Since last September, however, the two have begun regularly performing together as a duo, touring the country with their newest addition to the family and re-working songs from their respective careers into cozy two-banjos-and-voice arrangements. The pair will stop by the McGlohon Theater on March 28 as a part of their current tour.

Fleck likes to joke with the audience a few songs into each show "that it's dawning on them with horror that all they are going to hear for the whole show is banjo," but the duo's skill and eclecticism makes it feel far removed from your standard bluegrass performance. "We have cello banjo, baritone banjo, piccolo banjo, bass banjo and our regular banjos," Fleck rattles off. "And then we have Abby's beautiful voice. And we have a lot of diversity in the material too."

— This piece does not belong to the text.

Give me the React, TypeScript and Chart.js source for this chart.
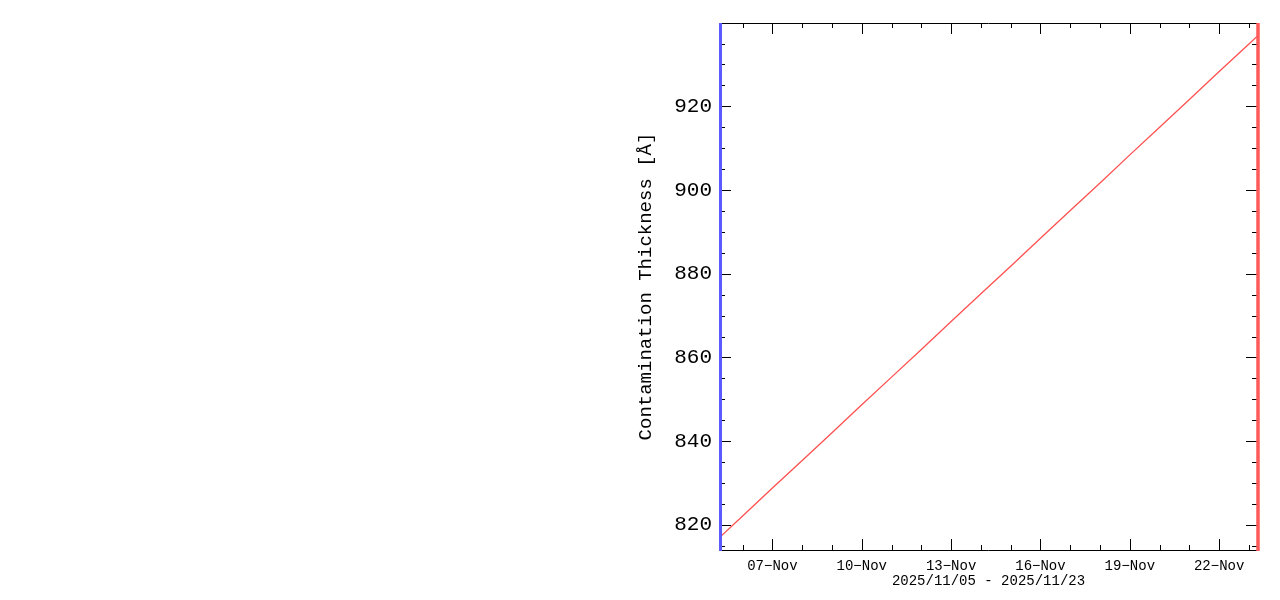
import React, { useEffect, useRef } from "react";
import { Chart, registerables } from "chart.js";

Chart.register(...registerables);

// Day of November 2025 (fractional) and contamination thickness [Å]
const days = [5.24, 6, 7, 8, 9, 10, 11, 12, 13, 14, 15, 16, 17, 18, 19, 20, 21, 22, 23, 23.27];
const thickness = [817.1, 822.1, 828.8, 835.4, 842.0, 848.7, 855.3, 861.9, 868.6, 875.2, 881.8, 888.5, 895.1, 901.7, 908.4, 915.0, 921.6, 928.3, 934.9, 936.7];

const xMin = 5.24;
const xMax = 23.27;
const yMin = 814.0;
const yMax = 939.9;

const xTicks = [6, 7, 8, 9, 10, 11, 12, 13, 14, 15, 16, 17, 18, 19, 20, 21, 22, 23];
const xMajorTicks = [7, 10, 13, 16, 19, 22];
const yTicks = [815, 820, 825, 830, 835, 840, 845, 850, 855, 860, 865, 870, 875, 880, 885, 890, 895, 900, 905, 910, 915, 920, 925, 930, 935];
const yMajorTicks = [820, 840, 860, 880, 900, 920];

const yTitle = "Contamination Thickness [Å]";
const xTitle = "2025/11/05 - 2025/11/23";
const monthLabel = "Nov";

const FONT = "'Liberation Mono', 'DejaVu Sans Mono', monospace";

const framePlugin = {
  id: "frame",
  afterDraw(chart: any) {
    const { ctx, chartArea } = chart;
    const { left, right, top, bottom } = chartArea;
    const xs = chart.scales.x;
    const ys = chart.scales.y;
    ctx.save();
    ctx.strokeStyle = "#000";
    ctx.lineWidth = 1;
    ctx.beginPath();
    ctx.moveTo(left, Math.round(top) + 0.5);
    ctx.lineTo(right, Math.round(top) + 0.5);
    ctx.moveTo(left, Math.round(bottom) + 0.5);
    ctx.lineTo(right, Math.round(bottom) + 0.5);
    for (const t of xTicks) {
      const px = Math.round(xs.getPixelForValue(t)) + 0.5;
      const len = xMajorTicks.includes(t) ? 11 : 5;
      ctx.moveTo(px, top);
      ctx.lineTo(px, top + len);
      ctx.moveTo(px, bottom);
      ctx.lineTo(px, bottom - len);
    }
    for (const t of yTicks) {
      const py = Math.round(ys.getPixelForValue(t)) + 0.5;
      const len = yMajorTicks.includes(t) ? 11 : 5;
      ctx.moveTo(left, py);
      ctx.lineTo(left + len, py);
      ctx.moveTo(right, py);
      ctx.lineTo(right - len, py);
    }
    ctx.stroke();
    ctx.lineWidth = 3;
    ctx.strokeStyle = "#5a5aff";
    ctx.beginPath();
    ctx.moveTo(left + 0.5, top);
    ctx.lineTo(left + 0.5, bottom + 1);
    ctx.stroke();
    ctx.lineWidth = 3.5;
    ctx.strokeStyle = "#ff5a5a";
    ctx.beginPath();
    ctx.moveTo(right + 1, top);
    ctx.lineTo(right + 1, bottom + 1);
    ctx.stroke();
    ctx.restore();
  },
};

export default function App() {
  const ref = useRef<HTMLCanvasElement>(null);
  useEffect(() => {
    if (!ref.current) return;
    const chart = new Chart(ref.current, {
      type: "line",
      data: {
        datasets: [
          {
            data: days.map((d, i) => ({ x: d, y: thickness[i] })),
            borderColor: "#ff5050",
            borderWidth: 1.3,
            pointRadius: 0,
            tension: 0,
          },
        ],
      },
      options: {
        responsive: false,
        animation: false,
        layout: { padding: { left: 630, right: 23, top: 23, bottom: 0 } },
        plugins: { legend: { display: false }, tooltip: { enabled: false } },
        scales: {
          x: {
            type: "linear",
            min: xMin,
            max: xMax,
            afterBuildTicks: (s: any) => {
              s.ticks = xTicks.map((v) => ({ value: v }));
            },
            afterFit: (s: any) => {
              s.height = 50;
            },
            grid: { display: false, drawTicks: false },
            border: { display: false },
            ticks: {
              autoSkip: false,
              maxRotation: 0,
              padding: 8,
              color: "#000",
              font: { family: FONT, size: 14 },
              callback: (v: any) =>
                xMajorTicks.includes(Number(v)) ? String(v).padStart(2, "0") + "−" + monthLabel : "",
            },
            title: {
              display: true,
              text: xTitle,
              color: "#000",
              font: { family: FONT, size: 14 },
              padding: { top: 0, bottom: 10 },
            },
          },
          y: {
            type: "linear",
            min: yMin,
            max: yMax,
            afterBuildTicks: (s: any) => {
              s.ticks = yTicks.map((v) => ({ value: v }));
            },
            afterFit: (s: any) => {
              s.width = 90;
            },
            grid: { display: false, drawTicks: false },
            border: { display: false },
            ticks: {
              autoSkip: false,
              padding: 8,
              color: "#000",
              font: { family: FONT, size: 21 },
              callback: (v: any) => (yMajorTicks.includes(Number(v)) ? String(v) : ""),
            },
            title: {
              display: true,
              text: yTitle,
              color: "#000",
              font: { family: FONT, size: 19 },
              padding: { top: 5, bottom: 0 },
            },
          },
        },
      },
      plugins: [framePlugin],
    });
    return () => chart.destroy();
  }, []);
  return (
    <div style={{ position: "absolute", left: 0, top: 0, width: 1280, height: 600, background: "#fff" }}>
      <canvas ref={ref} width={1280} height={600} />
    </div>
  );
}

And while he is the first to admit the duo's shows "have a lot more traditional elements than anything I've done in a long time," Fleck insists that there is something a bit unique and natural about their recent concerts. "It's more about the sound of the duo, the sound of two banjos ringing and rippling together and Abby's voice on top, and the kinds of sounds the two of us can create. It really has its own integral point of view."

Perhaps for the first time more important than the particulars of the music itself, however, is the family-centered nature of the enterprise. Driven largely by the practical concerns of having a newborn and wanting to spend as much time as possible together, the two usually low-maintenance, itinerant musicians are traveling with a tour bus, blow-up pool for baby baths and a full-time nanny in tow.

"It's very sweet," Fleck admits. "It's like no other touring I've ever done in my life, but we are loving it."

Washburn eventually returns to the conversation after putting the baby down, and, although still fighting the lingering effects of a stomach bug, is similarly effusive about the new experience of touring as a duo with their new child.

"I think there is an exciting aspect to being a family on the road that actually makes [the performances] more appealing to some people," she says. "Just the humanity of a family, rather than just being performers separated so much by the fourth wall, is a big deal. The things we talk about on stage are really more relevant to the audience and bring us closer together."

And while there is no recording studio evidence as yet from the duo's new effort, a live recording from NPR on the Mountain Stage at West Virginia Wesleyan College suggests an unprecedented musical intimacy to their collaboration, with arrangements of a subtlety and patience that belie the banjo's usual driving force in traditional bluegrass music.

Fleck describes the origins of these takes on songs from across both their repertoires as an extension of the kind of off-the-cuff jams the couple would engage in at home, backstage or at parties before they began touring as a duo.

"It's really felt like a couplehood thing, like something we could do together that doesn't sound like anything else out there," Fleck says. "We've been able to musically be ourselves just like we are as couple."

For a partnership where music and romance seem inextricably intertwined, truer words could not be spoken.